* Rows from a dataset of charts and code:
━━━━

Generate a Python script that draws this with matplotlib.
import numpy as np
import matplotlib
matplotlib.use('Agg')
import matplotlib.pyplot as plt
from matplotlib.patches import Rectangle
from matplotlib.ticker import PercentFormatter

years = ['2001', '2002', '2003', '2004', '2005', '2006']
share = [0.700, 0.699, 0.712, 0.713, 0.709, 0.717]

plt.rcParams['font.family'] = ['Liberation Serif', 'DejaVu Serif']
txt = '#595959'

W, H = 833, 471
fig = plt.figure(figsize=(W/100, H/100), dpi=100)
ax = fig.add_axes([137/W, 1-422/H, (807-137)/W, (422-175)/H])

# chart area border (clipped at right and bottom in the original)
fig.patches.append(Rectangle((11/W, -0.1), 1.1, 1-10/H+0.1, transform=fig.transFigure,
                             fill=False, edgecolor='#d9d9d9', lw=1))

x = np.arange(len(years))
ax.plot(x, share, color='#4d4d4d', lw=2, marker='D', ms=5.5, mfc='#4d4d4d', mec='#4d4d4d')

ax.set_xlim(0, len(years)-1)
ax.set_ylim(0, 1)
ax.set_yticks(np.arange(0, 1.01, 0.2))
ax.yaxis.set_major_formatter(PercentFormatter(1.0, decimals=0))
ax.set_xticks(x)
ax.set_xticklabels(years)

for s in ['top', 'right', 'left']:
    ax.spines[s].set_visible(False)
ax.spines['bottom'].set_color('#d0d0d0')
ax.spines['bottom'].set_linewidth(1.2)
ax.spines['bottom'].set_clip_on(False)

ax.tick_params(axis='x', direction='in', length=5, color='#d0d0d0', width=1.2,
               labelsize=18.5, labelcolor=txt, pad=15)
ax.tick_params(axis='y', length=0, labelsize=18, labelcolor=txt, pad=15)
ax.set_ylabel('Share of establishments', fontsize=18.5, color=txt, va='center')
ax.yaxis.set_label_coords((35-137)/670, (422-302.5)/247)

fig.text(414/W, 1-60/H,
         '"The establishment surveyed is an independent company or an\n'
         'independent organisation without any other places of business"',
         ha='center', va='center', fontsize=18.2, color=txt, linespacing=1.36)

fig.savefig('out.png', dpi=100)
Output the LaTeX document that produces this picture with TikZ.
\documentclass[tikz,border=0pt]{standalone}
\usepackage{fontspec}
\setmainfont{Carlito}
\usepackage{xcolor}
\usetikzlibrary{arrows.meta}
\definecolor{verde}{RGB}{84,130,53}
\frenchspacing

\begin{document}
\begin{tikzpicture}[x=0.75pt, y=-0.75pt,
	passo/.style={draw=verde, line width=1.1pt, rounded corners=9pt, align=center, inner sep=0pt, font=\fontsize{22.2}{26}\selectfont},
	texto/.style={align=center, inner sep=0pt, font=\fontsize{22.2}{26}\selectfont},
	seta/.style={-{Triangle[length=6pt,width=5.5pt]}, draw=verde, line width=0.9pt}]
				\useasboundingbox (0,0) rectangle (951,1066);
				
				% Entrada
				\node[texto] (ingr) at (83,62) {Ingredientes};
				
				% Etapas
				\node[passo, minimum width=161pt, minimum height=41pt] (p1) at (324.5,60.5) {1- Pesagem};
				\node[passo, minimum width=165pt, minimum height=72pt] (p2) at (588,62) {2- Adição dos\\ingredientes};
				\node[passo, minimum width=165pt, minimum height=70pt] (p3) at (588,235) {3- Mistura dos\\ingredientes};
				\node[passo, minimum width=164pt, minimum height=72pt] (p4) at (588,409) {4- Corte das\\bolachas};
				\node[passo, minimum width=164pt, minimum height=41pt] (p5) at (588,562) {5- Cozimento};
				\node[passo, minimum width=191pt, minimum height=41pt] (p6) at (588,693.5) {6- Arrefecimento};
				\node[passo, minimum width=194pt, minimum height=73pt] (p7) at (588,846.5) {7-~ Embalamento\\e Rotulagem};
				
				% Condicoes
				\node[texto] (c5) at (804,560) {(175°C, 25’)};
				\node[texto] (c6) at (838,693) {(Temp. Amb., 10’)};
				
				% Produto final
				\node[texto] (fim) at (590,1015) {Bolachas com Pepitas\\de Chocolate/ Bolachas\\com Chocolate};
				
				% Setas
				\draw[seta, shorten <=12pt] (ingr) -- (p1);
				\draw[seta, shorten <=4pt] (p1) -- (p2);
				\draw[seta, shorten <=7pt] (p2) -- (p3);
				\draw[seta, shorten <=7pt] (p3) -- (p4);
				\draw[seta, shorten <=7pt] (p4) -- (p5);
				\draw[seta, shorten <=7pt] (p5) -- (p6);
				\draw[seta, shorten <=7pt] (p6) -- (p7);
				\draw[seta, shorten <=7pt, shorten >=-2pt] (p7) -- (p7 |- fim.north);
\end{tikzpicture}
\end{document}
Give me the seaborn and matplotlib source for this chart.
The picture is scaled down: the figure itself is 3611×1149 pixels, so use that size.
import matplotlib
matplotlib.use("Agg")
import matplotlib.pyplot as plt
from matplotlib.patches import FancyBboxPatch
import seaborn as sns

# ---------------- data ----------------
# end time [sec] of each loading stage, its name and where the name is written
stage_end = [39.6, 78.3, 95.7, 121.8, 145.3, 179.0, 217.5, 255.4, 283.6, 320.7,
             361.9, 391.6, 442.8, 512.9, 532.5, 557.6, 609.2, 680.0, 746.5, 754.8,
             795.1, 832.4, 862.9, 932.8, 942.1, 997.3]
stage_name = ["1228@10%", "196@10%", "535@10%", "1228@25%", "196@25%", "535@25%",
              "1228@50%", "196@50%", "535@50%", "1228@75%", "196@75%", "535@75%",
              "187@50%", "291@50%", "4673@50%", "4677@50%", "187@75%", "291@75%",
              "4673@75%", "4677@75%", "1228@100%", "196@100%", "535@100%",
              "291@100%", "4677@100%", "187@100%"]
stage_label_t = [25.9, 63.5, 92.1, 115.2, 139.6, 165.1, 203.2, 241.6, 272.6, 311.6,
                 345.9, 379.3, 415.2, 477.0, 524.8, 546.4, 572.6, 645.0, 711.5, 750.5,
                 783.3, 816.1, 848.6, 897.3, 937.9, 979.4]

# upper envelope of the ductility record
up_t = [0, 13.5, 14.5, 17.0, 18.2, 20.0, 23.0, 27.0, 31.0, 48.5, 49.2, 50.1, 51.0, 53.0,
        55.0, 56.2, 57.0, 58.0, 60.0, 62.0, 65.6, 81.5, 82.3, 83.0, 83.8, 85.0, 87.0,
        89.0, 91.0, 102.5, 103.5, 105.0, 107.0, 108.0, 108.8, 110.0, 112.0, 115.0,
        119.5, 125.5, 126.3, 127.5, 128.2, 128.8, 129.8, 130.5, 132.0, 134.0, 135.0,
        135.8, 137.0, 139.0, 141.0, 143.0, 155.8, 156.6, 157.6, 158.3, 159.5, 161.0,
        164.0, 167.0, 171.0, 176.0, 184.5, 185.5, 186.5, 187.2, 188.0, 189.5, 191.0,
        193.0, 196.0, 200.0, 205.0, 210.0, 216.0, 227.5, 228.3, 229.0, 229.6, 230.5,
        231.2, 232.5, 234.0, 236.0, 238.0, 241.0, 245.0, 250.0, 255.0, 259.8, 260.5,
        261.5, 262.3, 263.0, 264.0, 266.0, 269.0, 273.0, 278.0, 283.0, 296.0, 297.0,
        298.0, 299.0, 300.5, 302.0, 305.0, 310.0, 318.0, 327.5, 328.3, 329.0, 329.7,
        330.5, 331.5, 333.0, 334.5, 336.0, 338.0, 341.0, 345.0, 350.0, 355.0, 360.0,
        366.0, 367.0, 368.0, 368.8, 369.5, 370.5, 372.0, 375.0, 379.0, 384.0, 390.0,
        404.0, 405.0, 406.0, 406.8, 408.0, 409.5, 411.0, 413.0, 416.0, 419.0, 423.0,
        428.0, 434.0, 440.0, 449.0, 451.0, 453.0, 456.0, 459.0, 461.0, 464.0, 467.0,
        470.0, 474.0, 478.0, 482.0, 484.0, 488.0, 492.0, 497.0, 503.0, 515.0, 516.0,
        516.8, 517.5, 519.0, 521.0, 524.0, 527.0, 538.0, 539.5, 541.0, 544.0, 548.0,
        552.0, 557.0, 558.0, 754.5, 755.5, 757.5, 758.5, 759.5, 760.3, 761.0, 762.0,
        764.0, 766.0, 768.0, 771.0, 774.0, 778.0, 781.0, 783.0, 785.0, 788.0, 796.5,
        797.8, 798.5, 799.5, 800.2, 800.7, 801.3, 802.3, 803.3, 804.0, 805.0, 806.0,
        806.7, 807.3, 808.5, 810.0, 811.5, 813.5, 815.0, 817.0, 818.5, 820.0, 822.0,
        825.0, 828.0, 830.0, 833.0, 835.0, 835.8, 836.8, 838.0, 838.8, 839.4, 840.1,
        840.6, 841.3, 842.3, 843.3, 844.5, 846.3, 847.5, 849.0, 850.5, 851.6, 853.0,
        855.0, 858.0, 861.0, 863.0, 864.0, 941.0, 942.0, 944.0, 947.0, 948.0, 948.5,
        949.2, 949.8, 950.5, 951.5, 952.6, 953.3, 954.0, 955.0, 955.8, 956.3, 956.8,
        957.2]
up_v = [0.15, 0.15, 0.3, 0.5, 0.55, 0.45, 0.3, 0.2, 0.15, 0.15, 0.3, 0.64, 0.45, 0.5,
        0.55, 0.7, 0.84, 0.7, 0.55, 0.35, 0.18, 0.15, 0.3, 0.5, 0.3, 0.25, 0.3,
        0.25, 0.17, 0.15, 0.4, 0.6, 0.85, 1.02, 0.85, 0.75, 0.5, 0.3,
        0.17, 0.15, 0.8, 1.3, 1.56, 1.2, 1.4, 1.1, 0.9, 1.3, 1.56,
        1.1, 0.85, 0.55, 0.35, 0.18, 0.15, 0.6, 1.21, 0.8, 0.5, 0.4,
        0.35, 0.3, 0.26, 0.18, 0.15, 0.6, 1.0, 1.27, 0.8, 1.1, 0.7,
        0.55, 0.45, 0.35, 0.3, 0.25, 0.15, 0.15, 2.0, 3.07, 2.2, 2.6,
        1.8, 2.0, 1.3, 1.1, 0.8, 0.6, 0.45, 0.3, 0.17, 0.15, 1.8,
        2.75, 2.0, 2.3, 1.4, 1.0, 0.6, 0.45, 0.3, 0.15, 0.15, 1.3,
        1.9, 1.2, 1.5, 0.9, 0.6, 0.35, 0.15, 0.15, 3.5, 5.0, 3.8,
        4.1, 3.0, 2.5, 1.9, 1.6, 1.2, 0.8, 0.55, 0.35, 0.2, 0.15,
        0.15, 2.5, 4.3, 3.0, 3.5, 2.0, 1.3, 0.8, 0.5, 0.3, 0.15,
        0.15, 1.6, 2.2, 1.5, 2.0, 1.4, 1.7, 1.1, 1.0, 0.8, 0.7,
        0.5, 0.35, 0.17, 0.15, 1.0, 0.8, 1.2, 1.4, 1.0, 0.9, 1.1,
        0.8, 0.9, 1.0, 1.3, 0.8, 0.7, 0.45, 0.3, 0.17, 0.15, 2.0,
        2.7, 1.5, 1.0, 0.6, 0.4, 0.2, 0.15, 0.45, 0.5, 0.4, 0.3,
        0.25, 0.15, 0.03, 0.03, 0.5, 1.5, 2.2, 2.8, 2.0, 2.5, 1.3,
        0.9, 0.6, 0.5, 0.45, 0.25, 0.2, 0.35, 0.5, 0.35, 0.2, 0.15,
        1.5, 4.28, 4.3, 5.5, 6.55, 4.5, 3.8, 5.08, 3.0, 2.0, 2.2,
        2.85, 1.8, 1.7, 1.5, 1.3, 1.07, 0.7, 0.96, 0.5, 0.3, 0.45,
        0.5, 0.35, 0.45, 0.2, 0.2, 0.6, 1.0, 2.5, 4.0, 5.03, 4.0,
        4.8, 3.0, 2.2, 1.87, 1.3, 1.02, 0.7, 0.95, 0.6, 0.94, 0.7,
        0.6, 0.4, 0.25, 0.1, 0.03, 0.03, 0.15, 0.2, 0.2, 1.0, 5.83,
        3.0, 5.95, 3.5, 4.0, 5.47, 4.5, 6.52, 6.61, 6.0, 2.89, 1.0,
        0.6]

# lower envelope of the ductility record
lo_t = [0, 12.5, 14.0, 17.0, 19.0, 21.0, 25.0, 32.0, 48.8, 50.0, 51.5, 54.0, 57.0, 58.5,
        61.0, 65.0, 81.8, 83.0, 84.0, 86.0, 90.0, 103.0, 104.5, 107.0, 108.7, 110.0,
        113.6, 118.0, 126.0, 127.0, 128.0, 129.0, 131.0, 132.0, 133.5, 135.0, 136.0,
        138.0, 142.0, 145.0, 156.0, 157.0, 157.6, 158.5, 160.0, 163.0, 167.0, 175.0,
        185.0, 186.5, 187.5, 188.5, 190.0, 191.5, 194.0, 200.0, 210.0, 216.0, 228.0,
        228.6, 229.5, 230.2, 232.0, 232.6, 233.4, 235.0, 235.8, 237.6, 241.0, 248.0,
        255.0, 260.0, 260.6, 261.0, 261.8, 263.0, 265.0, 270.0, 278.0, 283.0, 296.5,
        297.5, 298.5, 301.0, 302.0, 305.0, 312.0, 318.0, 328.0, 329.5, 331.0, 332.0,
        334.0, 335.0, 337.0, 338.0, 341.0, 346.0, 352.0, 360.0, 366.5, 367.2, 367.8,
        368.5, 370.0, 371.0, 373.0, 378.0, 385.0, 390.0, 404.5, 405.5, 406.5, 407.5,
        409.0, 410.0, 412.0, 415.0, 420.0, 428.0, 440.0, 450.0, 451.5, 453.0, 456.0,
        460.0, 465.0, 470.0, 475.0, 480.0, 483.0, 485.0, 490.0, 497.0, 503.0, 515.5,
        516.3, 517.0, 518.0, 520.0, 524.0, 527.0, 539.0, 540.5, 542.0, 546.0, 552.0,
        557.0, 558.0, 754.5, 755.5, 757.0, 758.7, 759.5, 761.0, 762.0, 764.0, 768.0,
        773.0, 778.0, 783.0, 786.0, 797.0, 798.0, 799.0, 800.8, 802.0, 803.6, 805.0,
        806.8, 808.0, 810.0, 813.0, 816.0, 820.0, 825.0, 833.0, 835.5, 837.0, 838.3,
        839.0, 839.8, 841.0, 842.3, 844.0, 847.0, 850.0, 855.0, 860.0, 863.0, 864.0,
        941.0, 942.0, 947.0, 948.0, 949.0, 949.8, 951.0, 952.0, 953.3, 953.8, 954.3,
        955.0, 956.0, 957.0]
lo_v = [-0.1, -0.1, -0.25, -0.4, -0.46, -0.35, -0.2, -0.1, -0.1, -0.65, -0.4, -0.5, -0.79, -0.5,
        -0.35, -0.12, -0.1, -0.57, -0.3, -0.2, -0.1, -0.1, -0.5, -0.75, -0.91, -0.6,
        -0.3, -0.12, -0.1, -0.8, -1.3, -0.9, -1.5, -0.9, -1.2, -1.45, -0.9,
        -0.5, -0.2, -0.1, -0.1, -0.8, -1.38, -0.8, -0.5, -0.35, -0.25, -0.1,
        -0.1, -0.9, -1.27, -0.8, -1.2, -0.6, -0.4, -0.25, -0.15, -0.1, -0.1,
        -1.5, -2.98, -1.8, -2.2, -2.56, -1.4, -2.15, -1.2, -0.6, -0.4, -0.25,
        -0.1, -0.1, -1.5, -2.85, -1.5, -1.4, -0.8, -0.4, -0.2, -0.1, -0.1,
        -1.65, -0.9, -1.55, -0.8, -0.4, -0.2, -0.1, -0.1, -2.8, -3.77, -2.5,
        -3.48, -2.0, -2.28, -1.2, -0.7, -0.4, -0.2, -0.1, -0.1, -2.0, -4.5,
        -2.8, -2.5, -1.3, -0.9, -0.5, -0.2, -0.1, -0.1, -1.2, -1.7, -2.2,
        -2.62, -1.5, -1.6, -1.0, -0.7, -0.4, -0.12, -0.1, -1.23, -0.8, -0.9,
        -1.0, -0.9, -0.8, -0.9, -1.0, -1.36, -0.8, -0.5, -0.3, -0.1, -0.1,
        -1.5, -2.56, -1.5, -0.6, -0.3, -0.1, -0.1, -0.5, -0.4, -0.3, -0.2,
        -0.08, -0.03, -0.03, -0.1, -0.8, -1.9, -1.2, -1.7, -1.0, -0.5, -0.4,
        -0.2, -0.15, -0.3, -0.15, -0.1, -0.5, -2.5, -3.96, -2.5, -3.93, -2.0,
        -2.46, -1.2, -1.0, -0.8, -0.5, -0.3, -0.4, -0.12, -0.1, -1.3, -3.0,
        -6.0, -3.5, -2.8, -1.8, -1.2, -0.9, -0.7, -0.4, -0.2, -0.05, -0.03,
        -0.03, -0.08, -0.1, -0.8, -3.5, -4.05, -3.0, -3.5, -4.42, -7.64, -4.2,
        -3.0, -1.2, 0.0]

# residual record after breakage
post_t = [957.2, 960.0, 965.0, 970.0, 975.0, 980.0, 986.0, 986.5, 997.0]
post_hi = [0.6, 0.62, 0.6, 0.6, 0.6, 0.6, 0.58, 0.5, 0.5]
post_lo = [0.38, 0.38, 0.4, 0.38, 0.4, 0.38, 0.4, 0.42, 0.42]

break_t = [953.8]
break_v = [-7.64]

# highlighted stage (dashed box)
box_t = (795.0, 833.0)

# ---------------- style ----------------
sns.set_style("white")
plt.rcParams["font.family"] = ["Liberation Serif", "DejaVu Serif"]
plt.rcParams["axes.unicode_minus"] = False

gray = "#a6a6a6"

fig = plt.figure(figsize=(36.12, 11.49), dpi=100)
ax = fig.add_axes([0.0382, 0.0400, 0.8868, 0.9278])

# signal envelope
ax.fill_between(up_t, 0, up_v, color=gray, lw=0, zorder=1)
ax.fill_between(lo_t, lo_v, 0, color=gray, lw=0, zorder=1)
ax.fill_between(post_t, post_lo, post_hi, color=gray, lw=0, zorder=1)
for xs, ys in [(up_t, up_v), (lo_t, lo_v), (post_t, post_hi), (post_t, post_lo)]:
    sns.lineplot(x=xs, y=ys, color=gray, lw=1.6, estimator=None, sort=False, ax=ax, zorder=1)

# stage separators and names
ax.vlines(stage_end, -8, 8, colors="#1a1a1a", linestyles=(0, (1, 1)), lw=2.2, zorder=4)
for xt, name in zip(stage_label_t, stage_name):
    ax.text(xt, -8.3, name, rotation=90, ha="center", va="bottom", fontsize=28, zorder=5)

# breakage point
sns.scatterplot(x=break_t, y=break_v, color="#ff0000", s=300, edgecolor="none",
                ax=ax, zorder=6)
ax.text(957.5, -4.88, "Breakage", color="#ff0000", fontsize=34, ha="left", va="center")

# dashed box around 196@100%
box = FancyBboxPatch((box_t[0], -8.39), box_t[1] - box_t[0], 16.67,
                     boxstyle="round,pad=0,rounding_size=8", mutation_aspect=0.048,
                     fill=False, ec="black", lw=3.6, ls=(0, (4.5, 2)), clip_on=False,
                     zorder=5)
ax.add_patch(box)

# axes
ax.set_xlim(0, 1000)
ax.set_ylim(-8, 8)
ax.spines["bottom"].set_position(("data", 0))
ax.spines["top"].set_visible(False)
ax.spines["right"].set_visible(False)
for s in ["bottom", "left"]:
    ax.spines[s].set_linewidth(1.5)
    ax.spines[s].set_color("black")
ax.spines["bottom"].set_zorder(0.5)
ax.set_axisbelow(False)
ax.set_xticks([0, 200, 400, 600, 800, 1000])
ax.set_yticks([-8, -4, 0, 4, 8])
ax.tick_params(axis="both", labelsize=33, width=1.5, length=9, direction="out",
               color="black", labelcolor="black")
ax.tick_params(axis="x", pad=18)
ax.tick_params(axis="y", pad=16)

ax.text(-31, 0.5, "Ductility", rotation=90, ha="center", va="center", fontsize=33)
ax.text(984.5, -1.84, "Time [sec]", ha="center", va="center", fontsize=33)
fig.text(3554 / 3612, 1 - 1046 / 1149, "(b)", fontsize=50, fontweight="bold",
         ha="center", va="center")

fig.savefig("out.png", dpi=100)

━━━━

* WHAT THE TASK REQUIRES:
Which lines contain "that"? Copy each of them out.

* RESPONSE TO THIS TASK:
Generate a Python script that draws this with matplotlib.
Output the LaTeX document that produces this picture with TikZ.
The picture is scaled down: the figure itself is 3611×1149 pixels, so use that size.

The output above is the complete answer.